I believe your statement should hold true, unless there’s a bug in gopher-lua.

If you’re hitting the maximum call-stack or registry size, you can have a look at:

and try to tune the values according to your needs.

Have a look at this: GitHub - yuin/gopher-lua: GopherLua: VM and compiler for Lua in Go
Nakama sets MinimizeStackMemory to false. This means that gopher-lua won’t release memory it is not using so that allocations are more efficient.

If you still have issues, I’d suggest you fork Nakama and set the above option to true in all places where the Lua VMs are initialized and see if it improves memory usage (this may have a non-negligible performance cost) in your Lua code. If so, we may consider accepting a PR that exposes this configuration in the Nakama config.

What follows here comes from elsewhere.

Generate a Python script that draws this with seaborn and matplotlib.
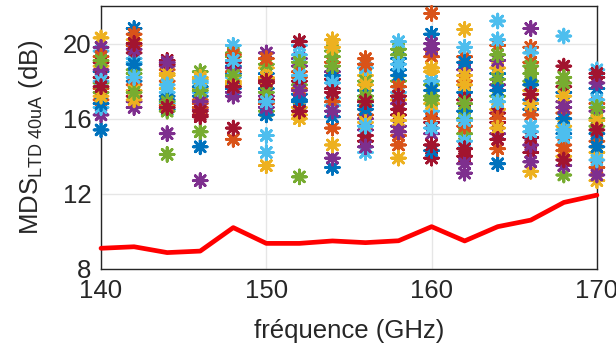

I have figured out where is the issue or well main actor of it. For my testing i lowered lua_registry_size to 256 so i can lower hit it and not play a game of catch. So apparently during the gameplay the last function that we had that occasually broadcasts a state packet, this function did some of packing, and a lot of repacking of variables. And this caused down the line registry overflow to happen, because of the whole chain:

  • match loop → processing packet opcode → handling packet opcode → validating state

It would be nice somehow to expose as read only how many currently locals are loaded and what is the registry size, it would help quite a bit :slight_smile:

@sesposito I have found the case 100% reproduction on nakama 3.17 will see on 3.24
But basically i have this table, that gets encoded with msgpack and it fails with table.concat
This table has about 115 elements and if fails when trying to merge it on registry count 256.
It shouldn’t yet it always.

Here it is:

local test_table = {“\ufffd”,“\ufffd\u0000B”,“\ufffd)\ufffd(\u001c”,“\u0001”,“\u0000”,“\u0000”,“\ufffd\u0019\ufffd(\u0000”,“\u0000”,“\u0000”,“\u0000”,“\ufffd9\ufffd(\u0000”,“\u0000”,“\u0000”,“\u0000”,“\ufffd\u0005\ufffd(\u0000”,“\u0000”,“\u0000”,“\u0000”,“\ufffd)\ufffd((”,“\u0001”,“\u0000”,“\u0000”,“\ufffd\u0019\ufffd(\u0018”,“\u0001”,“\u0000”,“\u0001”,“\ufffd\u0008 “,”\ufffd9\ufffd(\u0000”,“\u0000”,“\u0000”,“\u0000”,“\ufffd\u0005\ufffd(\u0000”,“\u0000”,“\u0000”,“\u0000”,“\ufffd)\ufffd",”,“\u0001”,“\u0000”,“\u0001”,“\ufffd\u0008 “,”\ufffd\u0019\ufffd"\u0018”,“\u0001”,“\u0000”,“\u0000”,“\ufffd9\ufffd"\u0000”,“\u0000”,“\u0000”,“\u0000”,“\ufffd\u0005\ufffd"\u0000”,“\u0000”,“\u0000”,“\u0000”,“\ufffd)\ufffd*"”,“\u0001”,“\u0000”,“\u0000”,“\ufffd\u0019\ufffd*\u0000”,“\u0000”,“\u0000”,“\u0000”,“\ufffd9\ufffd*\u0000”,“\u0000”,“\u0000”,“\u0000”,“\ufffd\u0005\ufffd*\u0000”,“\u0000”,“\u0000”,“\u0000”,“\ufffd”,“\ufffd\u0000\u0013”,“\u0000”,“\u0000”,“\u0002”,“\ufffd\u0000\n\ufffd\u0000”,“\ufffd\u0000\u0005\u0008\u0000”,“\u0001”,“\u0001”,“\u0000”,“\u0003”,“\ufffd\u0000\u0005\u0008@”,“\u0002”,“\u0002”,“\u0000”,“\u0000”,“\u0002”,“\u0003”,“\u0000”,“\u0000”,“\u0002”,“\ufffd\u0000\u0010”,“\u0000”,“h”,“̀”,“\u0006”,“\u0001”,“h”,“̀”,“\u0006”,“\u0002”,“h”,“̀”,“\u0007”,“\u0003”,“h”,“̀”,“\u0008”,“\ufffd”,“\u0000”,“\u0001”,“\u0003”,“\u0000”,“\u0001”,“\ufffd\u0001,”,“\u0001”,“\u0000”}
local result = table.concat(test_table)

I am failing to understand why it crashes or throws registry overflow here, when size is 115 and max size is 256.

@Eatos I’m not sure why that would be the case, I’d put together a small gopher-lua test outside of Nakama to reproduce and try to understand what’s happening with the registry, otherwise I think it’s best if you ask in the gopher-lua community directly.